CSS2 builds on CSS1 and all valid CSS1 style sheets are valid CSS2 style sheets. The changes between the CSS1 specification (see [CSS1]) and this specification fall into three groups: new functionality, updated descriptions of CSS1 functionality, and changes to CSS1.

New functionality


In addition to the functionality of CSS1, CSS2 supports:
  • The concept of media types.

  • The 'inherit' value for all properties.

  • Paged media

  • Aural style sheets

  • Several internationalization features, including list numbering styles, support for bidirectional text, and support for language-sensitive quotation marks.

  • An extended font selection mechanism, including intelligent matching, synthesis, and downloadable fonts. Also, the concept of system fonts has been is introduced, and a new property, 'font-size-adjust', has been added.

  • Tables, including new values on 'display' and 'vertical-align'.

  • Relative and absolute positioning, including fixed positioning.

  • New box types (along with block and inline): compact and run-in.

  • The ability to control content overflow, clipping, and visibility in the visual formatting model.

  • The ability to specify minimum and maximum widths and heights in the visual formatting model.

  • An extended selector mechanism, including child selectors, adjacent selectors, and attribute selectors.

  • Generated content, counters and automatic numbering, and markers.

  • Text shadows, through the new 'text-shadow' property.

  • Several new pseudo-classes, :first-child, :hover, :focus, :lang.

  • System colors and fonts.

  • Cursors.

  • Dynamic outlines.


  • Updated descriptions


    The CSS1 specification was short and concise. This specification is much more voluminous and more readable. Much of the additional content describes new functionality, but the description of CSS1 features has also been extended. Except in a few cases described below, the rewritten descriptions do not indicate a change in syntax nor semantics.

    Semantic changes from CSS1


    While all CSS1 style sheets are valid CSS2 style sheets, there are a few cases where the CSS1 style sheet will have a different meaning when interpreted as a CSS2 style sheet. Most changes are due to implementation experience feeding back into the specification, but there are also some error corrections.

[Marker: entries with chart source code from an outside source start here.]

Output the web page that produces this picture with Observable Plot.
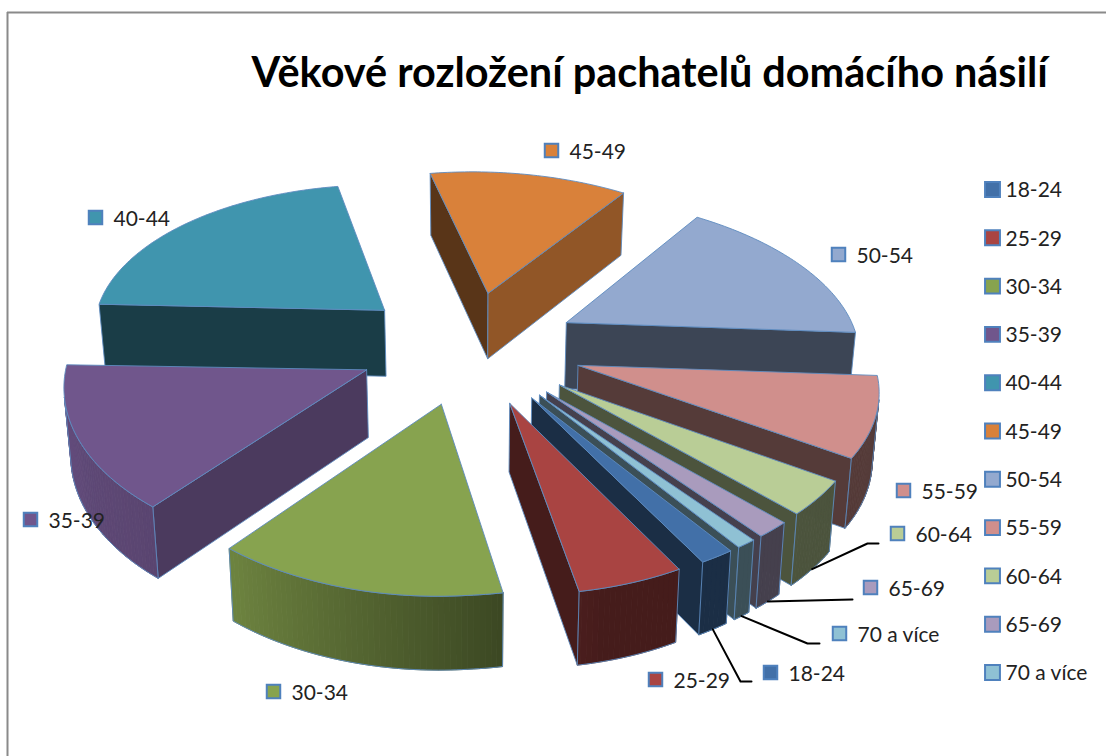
<!DOCTYPE html>
<html lang="cs">
<head>
<meta charset="utf-8">
<title>Věkové rozložení pachatelů domácího násilí</title>
<script src="https://cdn.jsdelivr.net/npm/d3@7"></script>
<script src="https://cdn.jsdelivr.net/npm/@observablehq/plot@0.6"></script>
<style>
  html, body { margin: 0; padding: 0; background: #fff; }
  svg { display: block; }
</style>
</head>
<body>
<div id="chart"></div>
<script>
// Data
const title = "Věkové rozložení pachatelů domácího násilí";
const ages = ["18-24","25-29","30-34","35-39","40-44","45-49","50-54","55-59","60-64","65-69","70 a více"];
const shares = [1.67, 5.14, 13.89, 14.17, 21.39, 12.78, 16.25, 8.47, 3.61, 1.67, 0.97];
const colors = ["#4270a8","#a94442","#87a34f","#70568c","#4095ae","#d9813a","#93a9cf","#d08f8c","#b9cd96","#a99bbd","#8fc1d4"];

// Layout of the data labels (square centre) and legend
const labelX = [770, 655, 273, 30, 95, 551, 838, 903, 897, 870, 839];
const labelY = [672, 679, 691, 519, 217, 150, 254, 490, 533, 587, 633];
const leaderElbows = {
  0: [[740, 681], [751, 681]],
  8: [[867, 543], [878, 543]],
  9: [[852, 599]],
  10: [[807, 643], [819, 643]]
};
const legendX = 992, legendTop = 189, legendStep = 48.3;

// 3D view of the pie
const startAngle = 144.5, explode = 0.38;
const view = {cx: 469, cy: 346, kx: 295, ky: 150, perspY: 0.13, perspFront: 0.10, perspBack: 0.14, tilt: 6, depth: 67, taper: 0.983};
const edge = "#5d8bc0";

const rad = d => d * Math.PI / 180;
function project(u, v, bottom) {
  const w = 1 / (1 - view.perspY * v);
  const wx = 1 / (1 - (v > 0 ? view.perspFront : view.perspBack) * v);
  const tilt = u < 0 && v > 0 ? view.tilt * Math.max(0, 1 - v) : view.tilt;
  let sx = u * wx * view.kx;
  let sy = view.cy + v * w * view.ky + tilt * u;
  if (bottom) { sx *= view.taper; sy += view.depth * Math.sqrt(w); }
  return [view.cx + sx, sy];
}
const polar = a => [Math.sin(rad(a)), -Math.cos(rad(a))];
const area = p => d3.polygonArea(p);
const rimShade = d3.scaleLinear().domain([165, 218, 268, 360]).range([0.41, 0.8, 0.9, 0.9]).clamp(true);
const wallShade = d3.scaleLinear().domain([130, 170]).range([0.67, 0.41]).clamp(true);
const shade = (c, f) => { const r = d3.rgb(c); return d3.rgb(r.r * f, r.g * f, r.b * f).formatHex(); };

const total = d3.sum(shares);
let acc = startAngle;
const slices = ages.map((age, i) => {
  const a0 = acc, a1 = acc + 360 * shares[i] / total;
  acc = a1;
  const mid = (a0 + a1) / 2;
  const [mu, mv] = polar(mid);
  return {i, age, a0, a1, mid, apex: [mu * explode, mv * explode], color: colors[i]};
});

const faces = [];
const addFace = (pts, fill, stroke) => faces.push({pts, fill, stroke});
function point(s, a, bottom) {
  const [u, v] = polar(a);
  return project(s.apex[0] + u, s.apex[1] + v, bottom);
}
function apexPoint(s, bottom) { return project(s.apex[0], s.apex[1], bottom); }

[...slices].sort((a, b) => a.apex[1] - b.apex[1]).forEach(s => {
  const angles = d3.range(s.a0, s.a1, 1).concat([s.a1]);
  // radial walls
  const w0 = [apexPoint(s), point(s, s.a0), point(s, s.a0, true), apexPoint(s, true)];
  const w1 = [point(s, s.a1), apexPoint(s), apexPoint(s, true), point(s, s.a1, true)];
  const nrm = a => ((a % 360) + 360) % 360;
  if (area(w0) > 0) addFace([...w0, w0[0]], shade(s.color, wallShade(nrm(s.a0 - 90))), edge);
  if (area(w1) > 0) addFace([...w1, w1[0]], shade(s.color, wallShade(nrm(s.a1 + 90))), edge);
  // outer rim as narrow shaded facets
  const visible = [];
  for (let k = 0; k + 1 < angles.length; ++k) {
    const q = [point(s, angles[k]), point(s, angles[k + 1]), point(s, angles[k + 1], true), point(s, angles[k], true)];
    if (area(q) > 0) {
      const c = shade(s.color, rimShade(nrm((angles[k] + angles[k + 1]) / 2)));
      addFace([...q, q[0]], c, c);
      if (!visible.length) visible.push(angles[k]);
      visible.push(angles[k + 1]);
    }
  }
  if (visible.length) {
    const top = visible.map(a => point(s, a));
    const bot = visible.map(a => point(s, a, true)).reverse();
    const ring = [...top, ...bot, top[0]];
    addFace(ring, "none", edge);
  }
  // top
  const topFace = [apexPoint(s), ...angles.map(a => point(s, a)), apexPoint(s)];
  addFace(topFace, s.color, edge);
});

const vertices = faces.flatMap((f, id) => f.pts.map(([x, y]) => ({id, x, y, fill: f.fill, stroke: f.stroke})));

const leaders = Object.entries(leaderElbows).flatMap(([k, elbows]) => {
  const s = slices[+k];
  return [point(s, s.mid, true), ...elbows].map(([x, y]) => ({k, x, y}));
});

const labels = slices.map((s, i) => ({age: s.age, color: s.color, x: labelX[i], y: labelY[i]}));
const legend = slices.map((s, i) => ({age: s.age, color: s.color, x: legendX, y: legendTop + i * legendStep}));
const font = "Lato, Carlito, Calibri, sans-serif";

const chart = Plot.plot({
  width: 1106, height: 756,
  marginTop: 0, marginRight: 0, marginBottom: 0, marginLeft: 0,
  x: {domain: [0, 1106], range: [0, 1106], axis: null},
  y: {domain: [0, 756], range: [0, 756], axis: null},
  color: {type: "identity"},
  style: {background: "#fff"},
  marks: [
    Plot.ruleY([12], {x1: 7, x2: 1106, stroke: "#8a8a8a", strokeWidth: 2}),
    Plot.ruleX([7], {y1: 12, y2: 756, stroke: "#8a8a8a", strokeWidth: 2}),
    Plot.line(vertices, {x: "x", y: "y", z: "id", fill: "fill", stroke: "stroke", strokeWidth: 0.9, curve: "linear"}),
    Plot.line(leaders, {x: "x", y: "y", z: "k", stroke: "#000", strokeWidth: 2, curve: "linear"}),
    Plot.dot(labels, {x: "x", y: "y", symbol: "square", r: 7.6, fill: "color", stroke: "#4f81bd", strokeWidth: 2}),
    Plot.text(labels, {x: d => d.x + 18, y: d => d.y + 2, text: "age", textAnchor: "start", fontSize: 21, fontFamily: font, fill: "#222"}),
    Plot.dot(legend, {x: "x", y: "y", symbol: "square", r: 8.4, fill: "color", stroke: "#4f81bd", strokeWidth: 2}),
    Plot.text(legend, {x: d => d.x + 13, y: d => d.y + 1, text: "age", textAnchor: "start", fontSize: 21, fontFamily: font, fill: "#222"}),
    Plot.text([title], {x: 251, y: 73, text: d => d, textAnchor: "start", fontSize: 41.4, fontWeight: 700, fontFamily: font, fill: "#000"})
  ]
});
document.getElementById("chart").append(chart);
</script>
</body>
</html>
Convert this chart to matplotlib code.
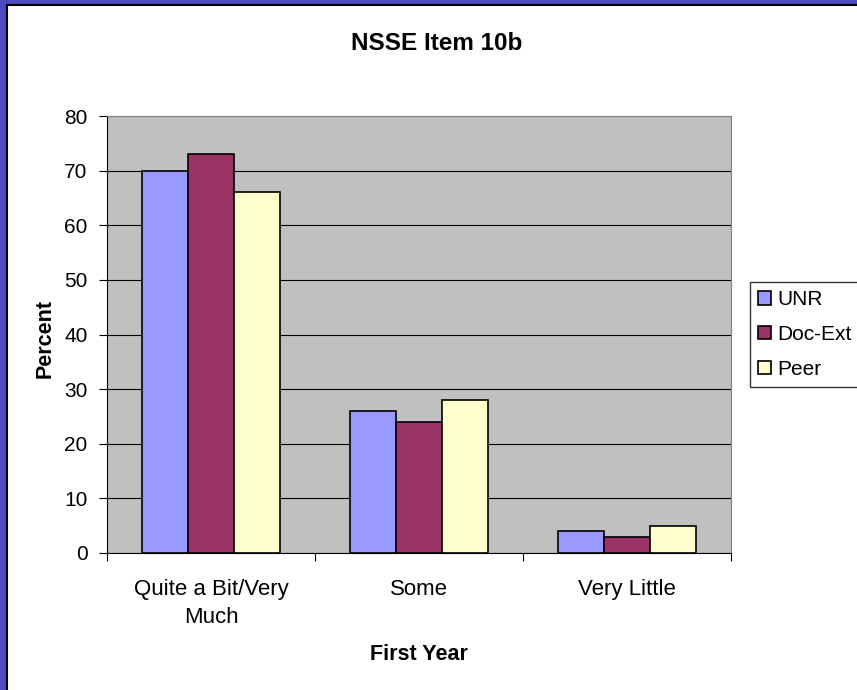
import numpy as np
import matplotlib.pyplot as plt
from matplotlib.patches import Rectangle

plt.rcParams['font.family'] = ['Liberation Sans', 'DejaVu Sans']

categories = ['Quite a Bit/Very\nMuch', 'Some', 'Very Little']
series = ['UNR', 'Doc-Ext', 'Peer']
unr = [70, 26, 4]
doc_ext = [73, 24, 3]
peer = [66, 28, 5]
colors = ['#9999FF', '#993366', '#FFFFCC']

fig = plt.figure(figsize=(8.57, 6.9), dpi=100)
fig.patch.set_facecolor('#4b4bbf')
# white chart panel inside the blue slide border
fig.patches.append(Rectangle((7/857, -0.01), 1, 1.01 - 5/690, transform=fig.transFigure,
                             facecolor='white', edgecolor='black', lw=1.5, zorder=-5))

ax = fig.add_axes([107/857, 1 - 553/690, 624/857, 437/690])
ax.set_facecolor('#C0C0C0')

x = np.arange(len(categories))
w = 0.221
for i, (vals, name) in enumerate(zip([unr, doc_ext, peer], series)):
    ax.bar(x + (i - 1) * w, vals, width=w, color=colors[i], edgecolor='black',
           linewidth=1.2, label=name, zorder=3)

ax.set_xlim(-0.5, 2.5)
ax.set_ylim(0, 80)
ax.set_yticks(range(0, 81, 10))
ax.yaxis.grid(True, color='black', lw=0.8, zorder=1)
ax.set_axisbelow(True)

ax.set_xticks([-0.5, 0.5, 1.5, 2.5])
ax.set_xticklabels([])
ax.set_xticks(x, minor=True)
ax.set_xticklabels(categories, minor=True, fontsize=16, linespacing=1.4)
ax.tick_params(axis='x', which='minor', length=0, pad=19)
ax.tick_params(axis='x', which='major', length=6, direction='out', color='black')
ax.tick_params(axis='y', length=6, direction='out', labelsize=15, pad=8)

for s in ['top', 'right']:
    ax.spines[s].set_color('#808080')
for s in ['left', 'bottom']:
    ax.spines[s].set_color('black')

fig.text(45/857, 1 - 338/690, 'Percent', rotation=90, ha='center', va='center',
         fontsize=15.5, fontweight='bold')
fig.text(419/857, 1 - 655/690, 'First Year', ha='center', va='center',
         fontsize=15.5, fontweight='bold')
fig.text(437/857, 1 - 44/690, 'NSSE Item 10b', ha='center', va='center',
         fontsize=17.5, fontweight='bold')

leg = ax.legend(loc='upper left', bbox_to_anchor=(750/857, 1 - 282/690),
                bbox_transform=fig.transFigure, borderaxespad=0, fontsize=15,
                frameon=True, fancybox=False, edgecolor='black',
                handlelength=0.6, handleheight=0.6, handletextpad=0.3,
                labelspacing=0.75, borderpad=0.4)
leg.get_frame().set_linewidth(1)

fig.savefig('out.png', dpi=100, facecolor=fig.get_facecolor())
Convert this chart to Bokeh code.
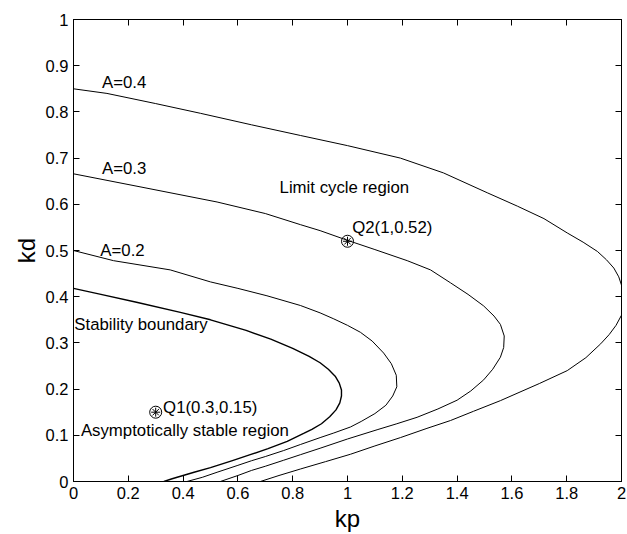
from bokeh.plotting import figure
from bokeh.models import LinearAxis, FixedTicker, ColumnDataSource, Range1d
from bokeh.core.properties import value
from bokeh.embed import file_html
from bokeh.resources import INLINE

# ---- data ----
sb_kp = [0.0, 0.10, 0.23, 0.39, 0.50, 0.63, 0.72, 0.80, 0.86, 0.90, 0.93, 0.955, 0.97, 0.978, 0.978,
         0.972, 0.958, 0.935, 0.905, 0.87, 0.84, 0.78, 0.71, 0.645, 0.58, 0.50, 0.44, 0.40, 0.36, 0.33]
sb_kd = [0.418, 0.405, 0.388, 0.366, 0.350, 0.327, 0.308, 0.288, 0.271, 0.257, 0.243, 0.228, 0.213, 0.198, 0.185,
         0.170, 0.155, 0.140, 0.125, 0.113, 0.104, 0.087, 0.071, 0.058, 0.045, 0.030, 0.020, 0.013, 0.006, 0.0]

a2_kp = [0.0, 0.146, 0.353, 0.50, 0.60, 0.706, 0.828, 0.90, 0.95, 1.0, 1.047, 1.09, 1.132, 1.16, 1.178,
         1.18, 1.165, 1.14, 1.10, 1.05, 1.011, 0.95, 0.90, 0.828, 0.767, 0.70, 0.65, 0.60, 0.524, 0.47, 0.414]
a2_kd = [0.500, 0.478, 0.458, 0.432, 0.418, 0.402, 0.381, 0.365, 0.352, 0.338, 0.323, 0.304, 0.278, 0.255, 0.230,
         0.205, 0.185, 0.165, 0.147, 0.130, 0.118, 0.105, 0.095, 0.080, 0.067, 0.054, 0.045, 0.035, 0.020, 0.009, 0.0]

a3_kp = [0.0, 0.25, 0.524, 0.70, 0.828, 0.90, 1.0, 1.10, 1.218, 1.303, 1.376, 1.44, 1.497, 1.535, 1.558,
         1.572, 1.57, 1.558, 1.53, 1.497, 1.45, 1.40, 1.33, 1.254, 1.18, 1.108, 1.0, 0.90, 0.828, 0.767,
         0.70, 0.65, 0.60, 0.536]
a3_kd = [0.666, 0.637, 0.605, 0.580, 0.556, 0.543, 0.522, 0.502, 0.478, 0.458, 0.430, 0.405, 0.380, 0.358, 0.340,
         0.315, 0.290, 0.269, 0.243, 0.220, 0.196, 0.176, 0.157, 0.139, 0.125, 0.112, 0.092, 0.072, 0.058, 0.046,
         0.033, 0.024, 0.013, 0.0]

a4_kp = [0.0, 0.122, 0.30, 0.463, 0.65, 0.828, 1.0, 1.193, 1.35, 1.51, 1.62, 1.717, 1.802, 1.86, 1.912,
         1.945, 1.972, 1.99, 2.0, 2.01, 2.003, 2.0, 1.98, 1.955, 1.924, 1.87, 1.802, 1.70, 1.558, 1.46,
         1.376, 1.29, 1.193, 1.10, 1.011, 0.92, 0.828, 0.75, 0.682]
a4_kd = [0.850, 0.840, 0.818, 0.797, 0.772, 0.749, 0.727, 0.700, 0.668, 0.625, 0.596, 0.569, 0.538, 0.518, 0.498,
         0.480, 0.462, 0.443, 0.425, 0.400, 0.375, 0.360, 0.338, 0.318, 0.298, 0.268, 0.240, 0.212, 0.175, 0.152,
         0.132, 0.115, 0.095, 0.077, 0.059, 0.043, 0.027, 0.013, 0.0]

q_kp = [0.3, 1.0]
q_kd = [0.15, 0.52]

x_ticks = [0, 0.2, 0.4, 0.6, 0.8, 1.0, 1.2, 1.4, 1.6, 1.8, 2.0]
x_tick_labels = ["0", "0.2", "0.4", "0.6", "0.8", "1", "1.2", "1.4", "1.6", "1.8", "2"]
y_ticks = [0, 0.1, 0.2, 0.3, 0.4, 0.5, 0.6, 0.7, 0.8, 0.9, 1.0]
y_tick_labels = ["0", "0.1", "0.2", "0.3", "0.4", "0.5", "0.6", "0.7", "0.8", "0.9", "1"]

labels = ["A=0.4", "A=0.3", "A=0.2", "Limit cycle region", "Q2(1,0.52)", "Stability boundary",
          "Q1(0.3,0.15)", "Asymptotically stable region"]
label_kp = [0.104, 0.104, 0.098, 0.752, 1.017, 0.003, 0.327, 0.027]
label_kd = [0.863, 0.678, 0.50, 0.637, 0.55, 0.339, 0.160, 0.111]

FONT = "Liberation Sans"

p = figure(frame_width=548, frame_height=462, output_backend="svg", toolbar_location=None,
           x_range=Range1d(0, 2), y_range=Range1d(0, 1),
           min_border_left=73, min_border_right=6, min_border_top=19, min_border_bottom=53)
p.xgrid.visible = False
p.ygrid.visible = False
p.outline_line_color = "black"
p.outline_line_width = 1
p.background_fill_color = "white"
p.border_fill_color = "white"

for kp, kd, w in [(sb_kp, sb_kd, 1.4), (a2_kp, a2_kd, 1.0), (a3_kp, a3_kd, 1.0), (a4_kp, a4_kd, 1.0)]:
    p.line(kp, kd, line_color="black", line_width=w, line_join="round")

p.scatter(q_kp, q_kd, marker="circle", size=12, fill_color=None, line_color="black", line_width=1)
p.scatter(q_kp, q_kd, marker="asterisk", size=9, line_color="black", line_width=1)

src = ColumnDataSource(dict(x=label_kp, y=label_kd, t=labels))
p.text(x="x", y="y", text="t", source=src, text_font=value(FONT), text_font_size="16.8px",
       text_color="black", text_align="left", text_baseline="middle")

xt = dict(zip(x_ticks, x_tick_labels))
yt = dict(zip(y_ticks, y_tick_labels))

def style(ax, show_labels, ticks, overrides):
    ax.ticker = FixedTicker(ticks=ticks)
    ax.major_tick_in = 6
    ax.major_tick_out = 0
    ax.minor_tick_in = 0
    ax.minor_tick_out = 0
    ax.axis_line_color = "black"
    ax.major_tick_line_color = "black"
    ax.major_label_text_font = FONT
    ax.major_label_text_color = "black"
    if show_labels:
        ax.major_label_overrides = overrides
        ax.major_label_text_font_size = "16.5px"
        ax.major_label_standoff = 5
    else:
        ax.major_label_overrides = {t: "" for t in ticks}
        ax.major_label_text_font_size = "0px"
        ax.major_label_standoff = 0
        ax.axis_label_standoff = 0

style(p.xaxis[0], True, x_ticks, xt)
style(p.yaxis[0], True, y_ticks, yt)
p.xaxis[0].axis_label = "kp"
p.yaxis[0].axis_label = "kd"
for ax in (p.xaxis[0], p.yaxis[0]):
    ax.axis_label_text_font = FONT
    ax.axis_label_text_font_size = "24px"
    ax.axis_label_text_font_style = "normal"
    ax.axis_label_text_color = "black"
    ax.axis_label_standoff = 3

top = LinearAxis()
right = LinearAxis()
style(top, False, x_ticks, xt)
style(right, False, y_ticks, yt)
p.add_layout(top, "above")
p.add_layout(right, "right")

open("out.html", "w").write(file_html(p, INLINE))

    • The meaning of "!important" has been changed. In CSS1, "!important" in an author's style sheet took precedence over one in a user style sheet. This has been reversed in CSS2.

    • In CSS2 color values are clipped with regard to the device gamut, not with regard to the sRGB gamut as in CSS1.

    • CSS1 simply said that 'margin-right' was ignored if the both 'margin-left' and 'width' were set. In CSS2 the choice between relaxing 'margin-right' or 'margin-left' depends on the writing direction.

    • In CSS1, several properties (e.g., 'padding') had values referring to the width of the parent element. This was an error; the value should always refer to the width of a block-level element and this specification reflects this by introducing the term "containing block".

    • The initial value of 'display' is 'inline' in CSS2, not 'block' as in CSS1.

    • In CSS1, the 'clear' property applied to all elements. This was an error, and the property only applies to block-level elements in CSS2.

    • In CSS1, ':link', ':visited' and ':active' were mutually exclusive; in CSS2, ':active' can occur together with ':link' or ':visited'.

    • The suggested scaling factor between adjacent 'font-size' indexes in the table of font sizes has been reduced from 1.5 to 1.2.

    • The computed value, not the actual value, of 'font-size' is inherited.

    • The CSS1 description of 'inside' (for 'list-style-position') allowed the interpretation that the left margin of the text was affected, rather than the position of the bullet. In CSS2 that interpretation is ruled out.

    • Please also consult the normative section on the differences between the CSS1 and CSS2 tokenizer.